Maher’s "Spirits to Enforce" recontextualizes the characters from Shakespeare’s "The Tempest" to create a kooky risible comedy. His absurd writing has characters talking over one another in short snippets from each of their phone conversations. The entire script, except for about two dozen lines, consists exclusively of one-sided phone conversations where complete sentences are a rarity. It is a complex wordy script, filled with rapid babble that requires the audience to piece together the story.
Director Lucy Cashion immediately immerses her audience into the world of "The Fathom Town Enforcers." As the audience traverses the hall into the theater, they’re met by an eerie and silent dimly lit set illuminated by Jason Lawshee’s occult lighting design and Joey Taylor’s Batcave-like mood music to create an unexpected entrance for her actors. Once the lead enforcer takes his seat on the phone bank the action ensues as quickly as the New York Stock Exhange floor when the opening bell rings. For the next 80-minutes, the superheroes attempt to raise capital with the urgency of a distressed stock exchange floor trader during a market crash.
Cashion’s choreographed blocking creates frenzied and highly amusing movement. The task-oriented characters frantically move about the performance space dodging one another and the hazards they create for each other with vintage coiled phone cords that get stretched across the stage. The phone bank table is littered with props that get knocked about as actors climb on, over and under the table. Cashion’s manic blocking is acrobatic, balletic, energetic, and comical.

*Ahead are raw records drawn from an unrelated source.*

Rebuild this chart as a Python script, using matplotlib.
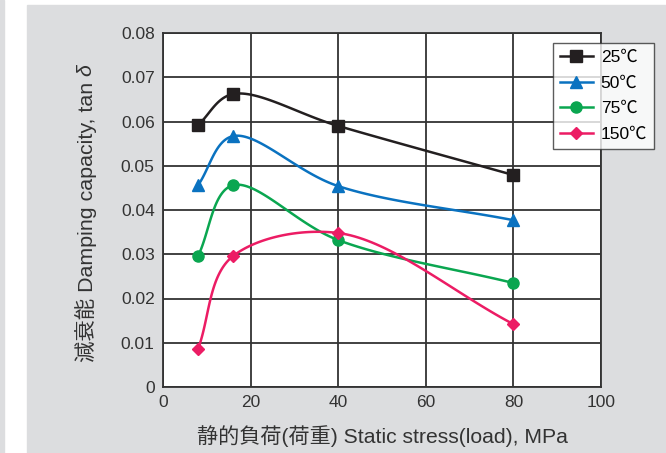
import numpy as np
import matplotlib
matplotlib.use("Agg")
import matplotlib.pyplot as plt
from matplotlib.patches import Rectangle

plt.rcParams['font.family'] = ['Liberation Sans', 'Noto Sans CJK JP', 'DejaVu Sans']

stress = [8, 16, 40, 80]
temps = ['25℃', '50℃', '75℃', '150℃']
tan_25 = [0.0592, 0.0662, 0.0590, 0.0479]
tan_50 = [0.0456, 0.0567, 0.0454, 0.0377]
tan_75 = [0.0296, 0.0456, 0.0332, 0.0235]
tan_150 = [0.0086, 0.0296, 0.0348, 0.0142]

colors = ['#231f20', '#0a72c0', '#0aa650', '#ec1c64']
markers = ['s', '^', 'o', 'D']
msizes = [8, 8, 8, 6]

XMAX, YMAX = 100, 0.08
TXT = '#333333'


def smooth(xs, ys, n=40, alpha=0.5):
    # centripetal Catmull-Rom through the points, in axis-normalised space
    p = np.column_stack([np.asarray(xs) / XMAX, np.asarray(ys) / YMAX])
    p = np.vstack([2 * p[0] - p[1], p, 2 * p[-1] - p[-2]])
    out = []
    for i in range(1, len(p) - 2):
        p0, p1, p2, p3 = p[i - 1], p[i], p[i + 1], p[i + 2]
        t0 = 0.0
        t1 = t0 + np.linalg.norm(p1 - p0) ** alpha
        t2 = t1 + np.linalg.norm(p2 - p1) ** alpha
        t3 = t2 + np.linalg.norm(p3 - p2) ** alpha
        t = np.linspace(t1, t2, n)[:, None]
        a1 = (t1 - t) / (t1 - t0) * p0 + (t - t0) / (t1 - t0) * p1
        a2 = (t2 - t) / (t2 - t1) * p1 + (t - t1) / (t2 - t1) * p2
        a3 = (t3 - t) / (t3 - t2) * p2 + (t - t2) / (t3 - t2) * p3
        b1 = (t2 - t) / (t2 - t0) * a1 + (t - t0) / (t2 - t0) * a2
        b2 = (t3 - t) / (t3 - t1) * a2 + (t - t1) / (t3 - t1) * a3
        c = (t2 - t) / (t2 - t1) * b1 + (t - t1) / (t2 - t1) * b2
        out.append(c)
    c = np.vstack(out)
    return c[:, 0] * XMAX, c[:, 1] * YMAX


fig = plt.figure(figsize=(6.66, 4.53), dpi=100, facecolor='white')
bg = '#dcdddf'
fig.patches.append(Rectangle((0, 0), 4 / 666, 1, transform=fig.transFigure,
                             color=bg, zorder=-5))
fig.patches.append(Rectangle((27 / 666, 0), 1, 1 - 5 / 453, transform=fig.transFigure,
                             color=bg, zorder=-5))

ax = fig.add_axes([163 / 666, 1 - 387 / 453, 438 / 666, 354 / 453])
ax.set_facecolor('white')

for vals, lab, c, m, ms in zip([tan_25, tan_50, tan_75, tan_150], temps,
                               colors, markers, msizes):
    sx, sy = smooth(stress, vals)
    ax.plot(sx, sy, color=c, lw=1.8, zorder=3, solid_capstyle='round')
    ax.plot(stress, vals, linestyle='none', marker=m, ms=ms, color=c, zorder=4)
    ax.plot([], [], color=c, lw=1.8, marker=m, ms=ms, label=lab)

ax.set_xlim(0, XMAX)
ax.set_ylim(0, YMAX)
ax.set_xticks(np.arange(0, 101, 20))
ax.set_yticks(np.arange(0, 0.081, 0.01))
ax.set_yticklabels(['0'] + ['%.2f' % v for v in np.arange(0.01, 0.081, 0.01)])
ax.grid(True, color=TXT, lw=1.3)
ax.set_axisbelow(True)
for s in ax.spines.values():
    s.set_color(TXT)
    s.set_linewidth(1.3)
ax.tick_params(length=0, labelsize=12.5, labelcolor=TXT, pad=6)

fig.text(382 / 666, 1 - 436 / 453, '静的負荷(荷重) Static stress(load), MPa',
         ha='center', va='center', fontsize=15.2, color=TXT)

# y label: plain text plus an italic delta placed right after it
ylab = fig.text(86 / 666, 1 - 362 / 453, '減衰能 Damping capacity, tan ',
                rotation=90, ha='center', va='bottom', fontsize=15.4, color=TXT)
fig.canvas.draw()
bb = ylab.get_window_extent().transformed(fig.transFigure.inverted())
fig.text(86 / 666, bb.y1, 'δ', rotation=90, ha='center', va='bottom',
         fontsize=15.4, style='italic', color=TXT)

leg = ax.legend(loc='upper left', bbox_to_anchor=(553 / 666, 1 - 43 / 453),
                bbox_transform=fig.transFigure, frameon=True, fancybox=False,
                borderaxespad=0, fontsize=12.5, handlelength=1.9, borderpad=0.4,
                labelspacing=0.6, handletextpad=0.45)
leg.get_frame().set_edgecolor(TXT)
leg.get_frame().set_linewidth(1.0)
leg.set_zorder(10)

fig.savefig('out.png', dpi=100, facecolor=fig.get_facecolor())
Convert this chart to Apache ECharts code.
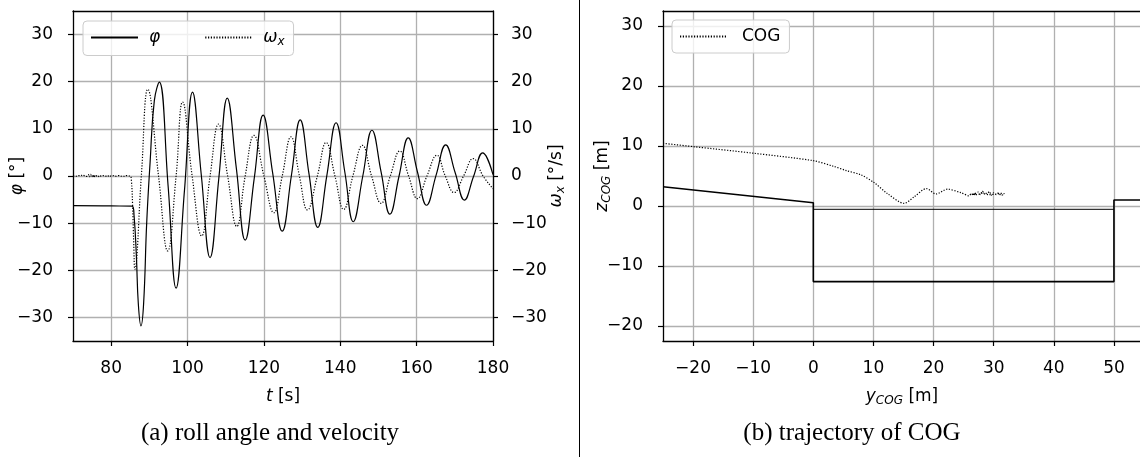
<!DOCTYPE html>
<html><head><meta charset="utf-8">
<script src="https://cdn.jsdelivr.net/npm/echarts@6/dist/echarts.min.js"></script>
<style>html,body{margin:0;padding:0;background:#fff}#c{width:1140px;height:457px}</style>
</head><body><div id="c"></div>
<script>
// ---- left panel: roll angle phi and roll velocity omega_x over time ----
const phiT = [70, 80, 85.5, 86.0, 86.6, 87.1, 87.8, 88.5, 89.3, 90.2, 91.3, 92.6, 94.9, 97.0, 99.2, 101.3, 103.6, 105.9, 108.2, 110.4, 112.8, 115.1, 117.5, 119.8, 122.3, 124.8, 127.2, 129.5, 131.8, 134.1, 136.5, 138.9, 141.2, 143.4, 145.9, 148.3, 150.7, 153.0, 155.4, 157.8, 160.2, 162.6, 165.1, 167.6, 170.1, 172.5, 174.9, 177.3, 180];
const phiV = [-6.3, -6.35, -6.4, -8.5, -17, -27, -31.8, -27, -10, 3, 16, 19.9, -2, -23.8, -3, 17.8, 0.2, -17.3, -0.4, 16.5, 1.5, -13.6, -0.3, 12.9, 0.6, -11.7, 0.1, 11.9, 0.5, -10.9, 0.2, 11.3, 0.8, -9.7, 0, 9.7, 0.8, -8.1, 0, 8.1, 0.9, -6.2, 0.2, 6.6, 0.7, -5.1, -0.1, 4.9, 0.3];

const omegaT = [70, 70.5, 71, 71.5, 72, 72.5, 73, 73.5, 74, 74.3, 74.6, 74.9, 75.2, 75.5, 75.8, 76.1, 76.5, 77, 77.5, 78, 78.5, 79, 79.5, 80, 80.5, 81, 81.5, 82, 82.5, 83, 83.5, 84, 84.5, 85.0, 85.3, 85.6, 85.9, 86.2, 87.9, 89.6, 92.4, 94.8, 97.0, 98.7, 101.2, 103.7, 105.9, 108.1, 110.5, 112.9, 115.1, 117.4, 120.0, 122.6, 124.8, 127.1, 129.3, 131.4, 134.0, 136.3, 138.6, 140.9, 143.3, 145.8, 148.2, 150.7, 153.1, 155.6, 157.9, 160.2, 162.7, 165.3, 167.5, 169.8, 172.3, 174.8, 177.4, 180];
const omegaV = [0.0, 0.05, -0.05, 0.1, 0.0, 0.25, 0.05, -0.1, 0.3, -0.2, 0.35, -0.15, 0.25, -0.3, 0.2, 0.05, -0.2, 0.15, -0.1, 0.1, -0.05, 0.15, -0.15, 0.05, 0.1, -0.1, 0.05, 0.1, -0.05, 0.05, -0.1, 0.1, 0.0, 0.0, -1.0, -6, -14, -19.8, 0, 18.4, 0, -15.9, 0, 15.7, 0, -12.7, 0, 11.0, 0, -10.7, 0, 8.6, 0, -7.8, 0, 8.3, 0, -7.2, 0, 7.1, 0, -7.1, 0, 6.5, 0, -5.8, 0, 5.3, 0, -4.8, 0, 4.4, 0, -3.5, 0, 3.7, 0, -2.7];

const tTicks = [80, 100, 120, 140, 160, 180];
const angleTicks = [-30, -20, -10, 0, 10, 20, 30];

// ---- right panel: trajectory of COG and basin outline ----
const cogY = [-25, -20, -10, 0, 3.4, 5.5, 7.9, 10.1, 12.3, 15.1, 16.8, 18.8, 20.4, 22.3, 24.6, 25.9, 26.3, 26.6, 27.0, 26.8, 27.4, 27.8, 28.1, 28.5, 28.3, 28.9, 29.3, 29.6, 30.0, 30.4, 30.8, 31.2, 31.8, 31.3, 30.5, 29.2, 28.0, 27.2, 26.4];
const cogZ = [10.45, 9.9, 8.8, 7.55, 6.6, 5.9, 5.2, 3.9, 2.1, 0.45, 1.55, 2.9, 2.0, 2.8, 2.2, 1.7, 2.1, 1.8, 2.2, 1.9, 2.3, 1.9, 2.5, 1.9, 2.2, 2.1, 2.4, 1.8, 2.2, 1.9, 2.2, 1.8, 2.0, 2.1, 2.0, 1.9, 2.1, 1.9, 2.0];
const wallY = [-25, 0, 0, 50, 50, 60];
const wallZ = [3.2, 0.55, -12.6, -12.6, 1.0, 1.0];
const waterY = [0, 50];
const waterZ = [-0.55, -0.55];
const yTicks = [-20, -10, 0, 10, 20, 30, 40, 50];
const zTicks = [-20, -10, 0, 10, 20, 30];

const F = '"DejaVu Sans"';
const FS = 17;
const zip = (a, b) => a.map((v, i) => [v, b[i]]);
const fmt = v => (v < 0 ? '\u2212' + Math.abs(v) : String(v));
const rich = {
  i: {fontFamily: F, fontSize: FS, fontStyle: 'italic', color: '#000'},
  n: {fontFamily: F, fontSize: FS, color: '#000'},
  s: {fontFamily: F, fontSize: 12, fontStyle: 'italic', color: '#000', padding: [8, 0, 0, 0]}
};

function axis(o, ticks) {
  return Object.assign({
    type: 'value',
    nameMoveOverlap: false,
    axisLine: {show: true, onZero: false, lineStyle: {color: '#000', width: 1.3}},
    axisTick: {show: true, inside: false, length: 5, customValues: ticks, lineStyle: {color: '#000', width: 1.2}},
    axisLabel: {show: true, color: '#000', fontFamily: F, fontSize: FS, formatter: fmt, customValues: ticks, margin: 10},
    splitLine: {show: true, lineStyle: {color: '#b0b0b0', width: 1.3}},
    nameTextStyle: {fontFamily: F, fontSize: FS, color: '#000', rich: rich}
  }, o);
}
function spine(o) {
  return Object.assign({
    type: 'value', position: 'top',
    axisLine: {show: true, onZero: false, lineStyle: {color: '#000', width: 1.3}},
    axisTick: {show: false}, axisLabel: {show: false}, splitLine: {show: false}
  }, o);
}
function lbl(ticks, margin) {
  return {color: '#000', fontFamily: F, fontSize: FS, formatter: fmt, customValues: ticks, margin: margin};
}

const dotted = [1.2, 1.6];
const legendCommon = {
  orient: 'horizontal', itemWidth: 47, itemHeight: 2,
  backgroundColor: 'rgba(255,255,255,0.8)', borderColor: '#cccccc', borderWidth: 1, borderRadius: 4,
  itemStyle: {opacity: 0}
};

const option = {
  animation: false,
  backgroundColor: '#fff',
  grid: [
    {left: 73, top: 11, width: 420, height: 330, containLabel: false, outerBoundsMode: 'none'},
    {left: 663, top: 11, width: 478, height: 330, containLabel: false, outerBoundsMode: 'none'}
  ],
  xAxis: [
    axis({gridIndex: 0, min: 70, max: 180, name: '{i|t}{n| [s]}', nameLocation: 'middle', nameGap: 47,
      axisLabel: lbl(tTicks, 19)}, tTicks),
    spine({gridIndex: 0, min: 70, max: 180}),
    axis({gridIndex: 1, min: -25, max: 54.5, name: '{i|y}{s|COG}{n| [m]}', nameLocation: 'middle', nameGap: 46,
      axisLabel: lbl(yTicks, 19)}, yTicks),
    spine({gridIndex: 1, min: -25, max: 54.5})
  ],
  yAxis: [
    axis({gridIndex: 0, min: -35, max: 35, position: 'left', name: '{i|φ}{n| [°]}', nameLocation: 'middle', nameRotate: 90, nameGap: 47,
      axisLabel: lbl(angleTicks, 20)}, angleTicks),
    axis({gridIndex: 0, min: -35, max: 35, position: 'right', name: '{i|ω}{s|x}{n| [°/s]}', nameLocation: 'middle', nameRotate: 90, nameGap: 54,
      splitLine: {show: false}, axisLabel: lbl(angleTicks, 18)}, angleTicks),
    axis({gridIndex: 1, min: -22.5, max: 32.5, position: 'left', name: '{i|z}{s|COG}{n| [m]}', nameLocation: 'middle', nameRotate: 90, nameGap: 50,
      axisLabel: lbl(zTicks, 20)}, zTicks)
  ],
  legend: [
    Object.assign({}, legendCommon, {
      data: ['phi', 'omega'], left: 83, top: 21, itemGap: 44,
      padding: [8, 9, 8, 7],
      formatter: n => n === 'phi' ? '{i|φ}' : '{i|ω}{s|x}',
      textStyle: {fontFamily: F, fontSize: FS, color: '#000', padding: [0, 0, 0, 6], rich: rich}
    }),
    Object.assign({}, legendCommon, {
      data: ['COG'], left: 672, top: 20,
      padding: [8, 9, 8, 7],
      textStyle: {fontFamily: F, fontSize: FS, color: '#000', padding: [0, 0, 0, 10]}
    })
  ],
  series: [
    {name: 'phi', type: 'line', xAxisIndex: 0, yAxisIndex: 0, data: zip(phiT, phiV), symbol: 'none', smooth: 0.45,
      lineStyle: {color: '#000', width: 1.2, type: 'solid'}, itemStyle: {color: '#000'}, clip: true},
    {name: 'omega', type: 'line', xAxisIndex: 0, yAxisIndex: 1, data: zip(omegaT, omegaV), symbol: 'none', smooth: 0.45,
      lineStyle: {color: '#000', width: 1.2, type: dotted}, itemStyle: {color: '#000'}, clip: true},
    {name: 'wall', type: 'line', xAxisIndex: 2, yAxisIndex: 2, data: zip(wallY, wallZ), symbol: 'none',
      lineStyle: {color: '#000', width: 1.6}, clip: true},
    {name: 'water', type: 'line', xAxisIndex: 2, yAxisIndex: 2, data: zip(waterY, waterZ), symbol: 'none',
      lineStyle: {color: '#000', width: 1}, clip: true},
    {name: 'COG', type: 'line', xAxisIndex: 2, yAxisIndex: 2, data: zip(cogY, cogZ), symbol: 'none', smooth: 0.3,
      lineStyle: {color: '#000', width: 1.2, type: dotted}, itemStyle: {color: '#000'}, clip: true}
  ],
  graphic: [
    {type: 'line', shape: {x1: 579.5, y1: 0, x2: 579.5, y2: 457}, style: {stroke: '#000', lineWidth: 1}},
    {type: 'text', x: 270, y: 433, style: {text: '(a) roll angle and velocity', font: '25px "Liberation Serif"', align: 'center', verticalAlign: 'middle', fill: '#000'}},
    {type: 'text', x: 852, y: 433, style: {text: '(b) trajectory of COG', font: '25px "Liberation Serif"', align: 'center', verticalAlign: 'middle', fill: '#000'}}
  ]
};
const chart = echarts.init(document.getElementById('c'), null, {renderer: 'canvas'});
chart.setOption(option);
</script>
</body></html>
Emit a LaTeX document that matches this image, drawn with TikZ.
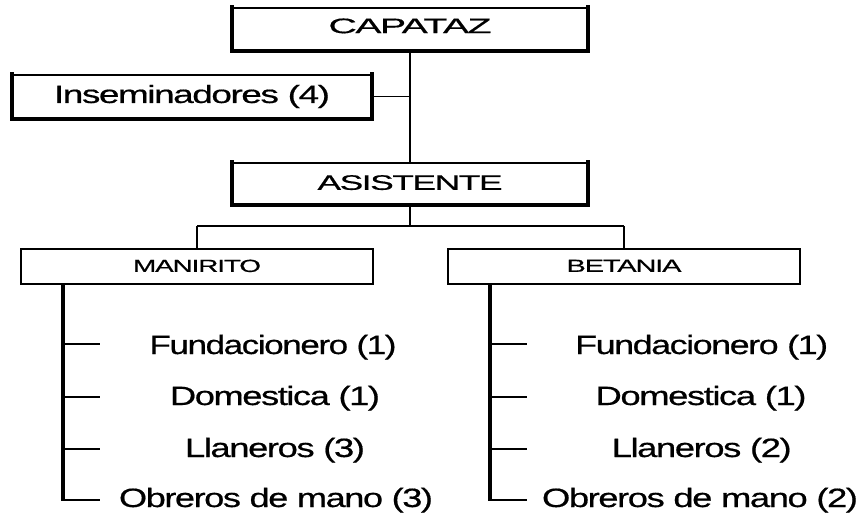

Cashion collaborated with each of her twelve actors to profile, develop, and create quirky and eccentric characters. Each member of this magnificent cast handled the rapid-fire drivel with ease while incorporating the unique physical idiosyncrasies, tics, and habits of their wacky characters. The accomplished actors portraying the Fathom Town Enforcers included Ash Aroura, Will Bonfiglio, Kayla Bush, Miranda Jagels Felix, Cassidy Flynn, Celeste Gardner, Joe Hanrahan, Spencer Lawton, Alicen Moser, Ross Rubright, Rachel Tibbets, and Joey Taylor.
Costume designers Liz Henning and Eric Widner added to the peculiarity of the characters with their whimsical costume creations. Flynn’s red striped military jacket, Hanrahan’s Indiana Jones inspired hat and jacket, and Gardner’s floral adorned sweater all added to the levity and the comic book feel of the production.
The Midnight Company’s "Spirits to Enforce" is a magnificent collaboration between director, actors, and designers to create an outlandish fantasy world. "Spirits to Enforce" plays at the Kranzberg Black Box Theater, Thursdays – Saturdays, through May 18, 2024. Tickets are available at MetroTix.